Feb. 8 (Bloomberg) -- India can’t afford to be lax about fighting inflation as the nation seeks to slow price gains to 5 percent or less, central bank Deputy Governor K.C. Chakrabarty said yesterday.
“You cannot afford to be in any way lax in monitoring inflation and controlling it,” Chakrabarty said in an interview in Sydney. “We would not like to have more than 4 or 5 percent inflation. That’s the challenge.”
Central Bank Governor Duvvuri Subbarao raised the amount lenders are required to set aside as reserves last month to prevent excess money in the banking system from fanning price gains. India’s wholesale-food inflation rate rose to 17.56 percent in the week to Jan. 23, moving closer to an 11-year high and fueling speculation that Subbarao may raise interest rates.
India’s “inflation is edging up, and that’s why you see we have already exited from the monetary stimulus, almost exited,” Chakrabarty said. “We hope that this will anchor inflation” expectations.
Consumer-price inflation in India is the highest among Asia-Pacific countries, according to data compiled by Bloomberg. Prices paid by industrial workers rose 14.97 percent in December from a year earlier, the most in 11 years, while consumer-price inflation for farm workers in the country accelerated to 17.21 percent.
The benchmark wholesale-price inflation rate was 7.31 percent in December, the highest in 13 months.
Monsoon Rains
Food costs are rising as the June-to-September monsoon rains, the main source of irrigation in Asia’s third-largest economy, were the weakest since 1972, hurting agriculture.
The Reserve Bank of India hopes to cool inflation to 4 percent or 5 percent in 2011 or 2012, Chakrabarty said. Price gains won’t come to that level “so soon,” the deputy governor said, without saying if he was referring to consumer or wholesale prices.
The central bank on Jan. 29 increased the so-called cash reserve ratio by 0.75 percentage points to 5.75 percent, a move it estimates will drain about 360 billion rupees ($7.7 billion) from the banking system. Subbarao left the benchmark reverse repurchase rate unchanged at 3.25 percent.
“Our main policy instruments are all currently at levels that are more consistent with a crisis situation than with a fast-recovering economy,” Subbarao said at the time. “It’s therefore necessary to carry forward the process” of exiting them, he said, signaling the central bank may boost policy rates as growth strengthens.
Growth Forecast
The central bank raised its economic growth forecast to 7.5 percent in the fiscal year through March 2010, from an earlier estimate of 6 percent, and increased its inflation forecast to 8.5 percent from 6.5 percent. The Reserve Bank will give a forecast for the following year in April, Chakrabarty said.

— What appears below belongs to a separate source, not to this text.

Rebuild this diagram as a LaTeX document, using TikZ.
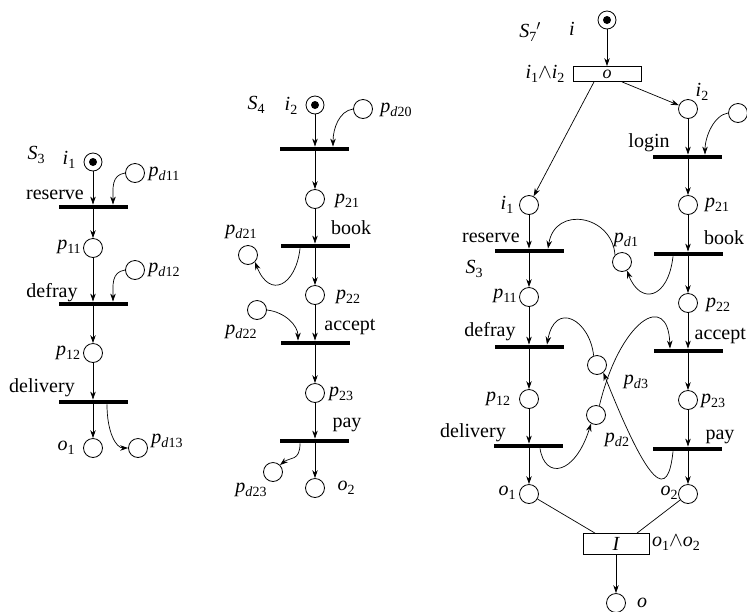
\documentclass[tikz,border=0pt]{standalone}
\usepackage{fontspec}
\setmainfont{Liberation Serif}
\usetikzlibrary{arrows.meta,calc}
\newcommand\lab[2]{\textit{#1}\raisebox{-0.22em}{\fontsize{14}{14}\selectfont #2}}
\newcommand\pd[1]{\lab{p}{\textit{d}#1}}
\begin{document}
\begin{tikzpicture}[x=1pt,y=-1pt,
 place/.style={circle,draw,line width=0.8pt,minimum size=19pt,inner sep=0pt},
 token/.style={place,minimum size=18pt,path picture={\fill (path picture bounding box.center) circle (4pt);}},
 bar/.style={fill=black,minimum width=69pt,minimum height=4.5pt,inner sep=0pt},
 tbox/.style={draw,line width=0.8pt,minimum width=68pt,minimum height=15pt,inner sep=0pt,font=\fontsize{18}{18}\selectfont\itshape},
 arc/.style={-{Stealth[length=8pt,width=5.5pt]},line width=0.7pt},
 ln/.style={line width=0.7pt},
 txt/.style={inner sep=0pt,font=\fontsize{20}{22}\selectfont},
]
\useasboundingbox (0,0) rectangle (747,611);

% ---------- left net S3 ----------
\node[token] (Li) at (93,162) {};
\node[bar] (Lr) at (93,207) {};
\node[place] (Lp11) at (93,248) {};
\node[bar] (Ld) at (93,304) {};
\node[place] (Lp12) at (93,353) {};
\node[bar] (Ldl) at (93,402) {};
\node[place] (Lo1) at (93,448) {};
\node[place] (Lpd11) at (135,173) {};
\node[place] (Lpd12) at (135,270) {};
\node[place] (Lpd13) at (138,448) {};

\draw[arc] (Li) -- (Li |- Lr.north);
\draw[arc] (Lr) -- (Lp11);
\draw[arc] (Lp11) -- (Lp11 |- Ld.north);
\draw[arc] (Ld) -- (Lp12);
\draw[arc] (Lp12) -- (Lp12 |- Ldl.north);
\draw[arc] (Ldl) -- (Lo1);
\draw[arc] (Lpd11.west) .. controls +(-14,2) and +(0,-16) .. ([xshift=20pt]Lr.north);
\draw[arc] (Lpd12.west) .. controls +(-14,2) and +(0,-16) .. ([xshift=20pt]Ld.north);
\draw[arc] ([xshift=14pt]Ldl.south) .. controls +(0,28) and +(-12,0) .. (Lpd13.west);

\node[txt] (tLS) at (36,155) {\lab{S}{3}};
\node[txt] (tLi) at (69,160) {\lab{i}{1}};
\node[txt] (tLpd11) at (164,174) {\pd{11}};
\node[txt] (tLres) at (55,195) {reserve};
\node[txt] (tLp11) at (69,247) {\lab{p}{11}};
\node[txt] (tLpd12) at (164,270) {\pd{12}};
\node[txt] (tLdef) at (52,293) {defray};
\node[txt] (tLp12) at (68,353) {\lab{p}{12}};
\node[txt] (tLdel) at (42,388) {delivery};
\node[txt] (tLo1) at (66,448) {\lab{o}{1}};
\node[txt] (tLpd13) at (167,441) {\pd{13}};

% ---------- middle net S4 ----------
\node[token] (Mi) at (315,105) {};
\node[place] (Mpd20) at (363,109) {};
\node[bar] (Mt0) at (314,149) {};
\node[place] (Mp21) at (315,199) {};
\node[bar] (Mb) at (315,246) {};
\node[place] (Mpd21) at (248,255) {};
\node[place] (Mp22) at (315,295) {};
\node[place] (Mpd22) at (257,310) {};
\node[bar] (Ma) at (315,343) {};
\node[place] (Mp23) at (315,393) {};
\node[bar] (Mpay) at (314,441) {};
\node[place] (Mpd23) at (273,472) {};
\node[place] (Mo2) at (315,488) {};

\draw[arc] (Mi) -- (Mi |- Mt0.north);
\draw[arc] (Mi |- Mt0.south) -- (Mp21);
\draw[arc] (Mp21) -- (Mp21 |- Mb.north);
\draw[arc] (Mp21 |- Mb.south) -- (Mp22);
\draw[arc] (Mp22) -- (Mp22 |- Ma.north);
\draw[arc] (Mp22 |- Ma.south) -- (Mp23);
\draw[arc] (Mp23) -- (Mp23 |- Mpay.north);
\draw[arc] (Mp23 |- Mpay.south) -- (Mo2);
\draw[arc] (Mpd20.west) .. controls +(-14,2) and +(0,-18) .. ([xshift=19pt]Mt0.north);
\draw[arc] ([xshift=-15pt]Mb.south) .. controls (296,285) and (270,300) .. (Mpd21.south east);
\draw[arc] (Mpd22.east) .. controls +(18,2) and +(0,-15) .. ([xshift=-17pt]Ma.north);
\draw[arc] ([xshift=-14pt]Mpay.south) .. controls +(0,18) and +(10,-8) .. (Mpd23.north east);

\node[txt] (tMS) at (256,105) {\lab{S}{4}};
\node[txt] (tMi) at (291,106) {\lab{i}{2}};
\node[txt] (tMpd20) at (396,110) {\pd{20}};
\node[txt] (tMp21) at (347,201) {\lab{p}{21}};
\node[txt] (tMbook) at (351,228) {book};
\node[txt] (tMpd21) at (241,232) {\pd{21}};
\node[txt] (tMp22) at (348,297) {\lab{p}{22}};
\node[txt] (tMacc) at (350,327) {accept};
\node[txt] (tMpd22) at (241,332) {\pd{22}};
\node[txt] (tMp23) at (341,394) {\lab{p}{23}};
\node[txt] (tMpay) at (347,425) {pay};
\node[txt] (tMpd23) at (251,490) {\pd{23}};
\node[txt] (tMo2) at (346,488) {\lab{o}{2}};

% ---------- right net S7' ----------
\node[token] (Ri) at (607,20) {};
\node[tbox] (Rbo) at (607,74) {o};
\node[place] (Ri2) at (688,109) {};
\node[place] (Rpd) at (738,113) {};
\node[bar] (Rlogin) at (687,157) {};
\node[place] (Ri1) at (529,205) {};
\node[place] (Rp21) at (688,205) {};
\node[bar] (Rres) at (529,251) {};
\node[bar] (Rbook) at (688,254) {};
\node[place] (Rpd1) at (622,262) {};
\node[place] (Rp11) at (529,297) {};
\node[place] (Rp22) at (688,303) {};
\node[bar] (Rdef) at (529,347) {};
\node[bar] (Racc) at (688,351) {};
\node[place] (Rpd3) at (597,365) {};
\node[place] (Rp12) at (529,399) {};
\node[place] (Rp23) at (688,400) {};
\node[place] (Rpd2) at (596,415) {};
\node[bar] (Rdel) at (528,446) {};
\node[bar] (Rpay) at (687,449) {};
\node[place] (Ro1) at (529,494) {};
\node[place] (Ro2) at (688,494) {};
\node[tbox,minimum width=66pt,minimum height=21pt,font=\fontsize{20}{20}\selectfont\itshape] (RI) at (616,544) {I};
\node[place] (Rout) at (616,603) {};

\draw[arc] (Ri) -- (Rbo);
\draw[arc] ([xshift=15pt]Rbo.south) -- (Ri2);
\draw[arc] ([xshift=-13pt]Rbo.south) -- (Ri1);
\draw[arc] (Ri2) -- (Ri2 |- Rlogin.north);
\draw[arc] (Ri2 |- Rlogin.south) -- (Rp21);
\draw[arc] (Rp21) -- (Rp21 |- Rbook.north);
\draw[arc] (Rp21 |- Rbook.south) -- (Rp22);
\draw[arc] (Rp22) -- (Rp22 |- Racc.north);
\draw[arc] (Rp22 |- Racc.south) -- (Rp23);
\draw[arc] (Rp23) -- (Rp23 |- Rpay.north);
\draw[arc] (Rp23 |- Rpay.south) -- (Ro2);
\draw[arc] (Ri1) -- (Ri1 |- Rres.north);
\draw[arc] (Ri1 |- Rres.south) -- (Rp11);
\draw[arc] (Rp11) -- (Rp11 |- Rdef.north);
\draw[arc] (Rp11 |- Rdef.south) -- (Rp12);
\draw[arc] (Rp12) -- (Rp12 |- Rdel.north);
\draw[arc] (Rp12 |- Rdel.south) -- (Ro1);
\draw[arc] (Rpd.west) .. controls +(-14,2) and +(0,-18) .. ([xshift=18pt]Rlogin.north);
\draw[arc] (Rpd1.north west) .. controls (612,215) and (555,205) .. ([xshift=19pt]Rres.north);
\draw[arc] ([xshift=-15pt]Rbook.south) .. controls (668,300) and (640,305) .. (Rpd1.-60);
\draw[arc] ([xshift=12pt]Rdel.south) .. controls (545,480) and (575,475) .. (Rpd2.-120);
\draw[arc] (Rpd2.70) .. controls (620,320) and (668,290) .. ([xshift=-18pt]Racc.north);
\draw[arc] ([xshift=-14pt]Rpay.south) .. controls (668,500) and (650,490) .. (Rpd3.-50);
\draw[arc] (Rpd3.110) .. controls (590,320) and (555,300) .. ([xshift=18pt]Rdef.north);
\draw[ln] (Ro1) -- ([xshift=-21pt]RI.north);
\draw[ln] (Ro2) -- ([xshift=21pt]RI.north);
\draw[arc] (RI) -- (Rout);

\node[txt] (tRS) at (530,32) {\lab{S}{7}${}'$};
\node[txt] (tRi) at (572,29) {\textit{i}};
\node[txt] (tRii) at (545,74) {\lab{i}{1}$\wedge$\lab{i}{2}};
\node[txt] (tRi2) at (702,92) {\lab{i}{2}};
\node[txt] (tRlogin) at (649,143) {login};
\node[txt] (tRi1) at (507,205) {\lab{i}{1}};
\node[txt] (tRp21) at (717,205) {\lab{p}{21}};
\node[txt] (tRres) at (491,238) {reserve};
\node[txt] (tRpd1) at (626,240) {\pd{1}};
\node[txt] (tRbook) at (724,238) {book};
\node[txt] (tRS3) at (474,269) {\lab{S}{3}};
\node[txt] (tRp11) at (505,296) {\lab{p}{11}};
\node[txt] (tRp22) at (718,305) {\lab{p}{22}};
\node[txt] (tRdef) at (490,332) {defray};
\node[txt,anchor=east] (tRacc) at (746,336) {accept};
\node[txt] (tRpd3) at (636,382) {\pd{3}};
\node[txt] (tRp12) at (498,399) {\lab{p}{12}};
\node[txt] (tRp23) at (713,401) {\lab{p}{23}};
\node[txt] (tRpd2) at (617,440) {\pd{2}};
\node[txt] (tRdel) at (473,433) {delivery};
\node[txt] (tRpay) at (720,437) {pay};
\node[txt] (tRo1) at (507,493) {\lab{o}{1}};
\node[txt] (tRo2) at (669,493) {\lab{o}{2}};
\node[txt] (tRoo) at (676,543) {\lab{o}{1}$\wedge$\lab{o}{2}};
\node[txt] (tRout) at (642,603) {\textit{o}};
\end{tikzpicture}
\end{document}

The government injected fiscal and monetary stimulus of more than 12 percent of gross domestic product between September 2008 and April last year, helping the South Asian nation’s economy grow 7.9 percent in the three months ended Sept. 30, the fastest pace in 18 months.
Industrial production climbed 11.7 percent in November, the fastest pace in two years, as stimulus measures stoked demand for cars made by Maruti Suzuki India Ltd., the plasma screens of the Indian unit of LG Electronics Inc., and Hero Honda Motors Ltd. motorcycles.
Global stocks plunged last week while bond default risks soared after Greece’s biggest union approved the second mass strike this month and tax collectors began a 48-hour walkout, showing that Prime Minister George Papandreou’s parliamentary majority may not be enough to implement his plan to cut the European Union’s largest deficit.
“Any time anywhere sovereign crisis is happening, we need to be cautious,” Chakrabarty said. “But we hope that we don’t have much exposure to these small countries until it affects the other economies. I think if it is controlled at the Greece level, I don’t think” it will spread.
India’s financial markets “are more or less stable,” he added. “With higher growth it has to have the stability.”